The whole world is watching, and this is a test for the leadership to see whether they’ll save West Papua.
Curiously, Indonesia is an associate member of the MSG, though the Republic is dominated and led by Javanese. Around two million (0.7 per cent) Papuans are Indonesian citizens.
Wenda is not the only emigre: Prize-winning Indonesian human rights lawyer Veronica Koman is wanted by the Indonesian police for allegedly speaking out on violence in Papua. Like Wenda, she says she does not support hostage-taking.
Koman lives in Australia, works with Amnesty International and says she gets death threats. Her parents’ house in Jakarta has reportedly been stoned.
The separatists’ cause gets little sympathy from Indonesians in other provinces. Papuan students in Java have been attacked and suffered racial abuse. Anyone caught flying OPM’s Morning Star flag risks 25 years in jail.

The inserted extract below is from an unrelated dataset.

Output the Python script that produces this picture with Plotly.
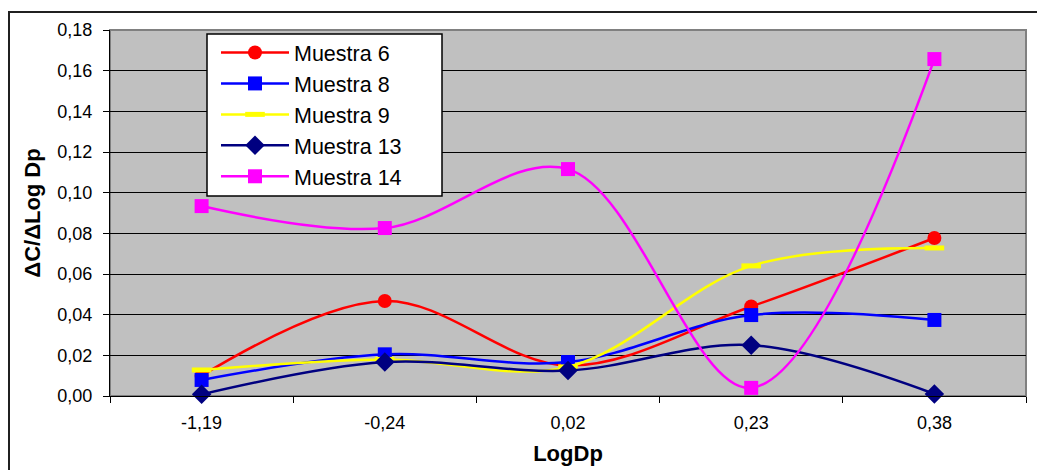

A long history of inaction
Poulgrain is a specialist in Indonesian history and an adjunct fellow at the University of the Sunshine Coast and Malang State University in East Java. His interest in Papua goes back to his student years as a backpacker exploring the archipelago.
Poulgrain told MWM that his involvement in the debate was as an independent historian seeking a peaceful settlement.
In 1999 when Megawati was vice-president (she’s now the chair of BRIN), he was invited to a meeting on Papua with ten of her advisors:
They said to me, quite frankly, Papua was a problem they did not know how to solve.
“I suggested vocational training schools. We started – but the whole educational project stopped when the East Timor referendum established independence. Times haven’t changed.’
In 2018 activists delivered a petition to the UN with 1.8 million signatures demanding an independence referendum. That’s gone nowhere. Instead, Jakarta has split West Papua into six provinces supposedly to give locals more say, but to no real effect.
An analysis by the Washington-based Centre for Strategic and International Studies concludes:
As the US and Australia continue to support Indonesia’s sovereignty and territorial integrity in Papua, both administrations are unlikely to take bolder stances.
“International action in the situation is likely to remain limited to the Pacific Islands… Separatist violence, having shown its resiliency to Indonesia’s attempts to control the region, is thus likely to continue.”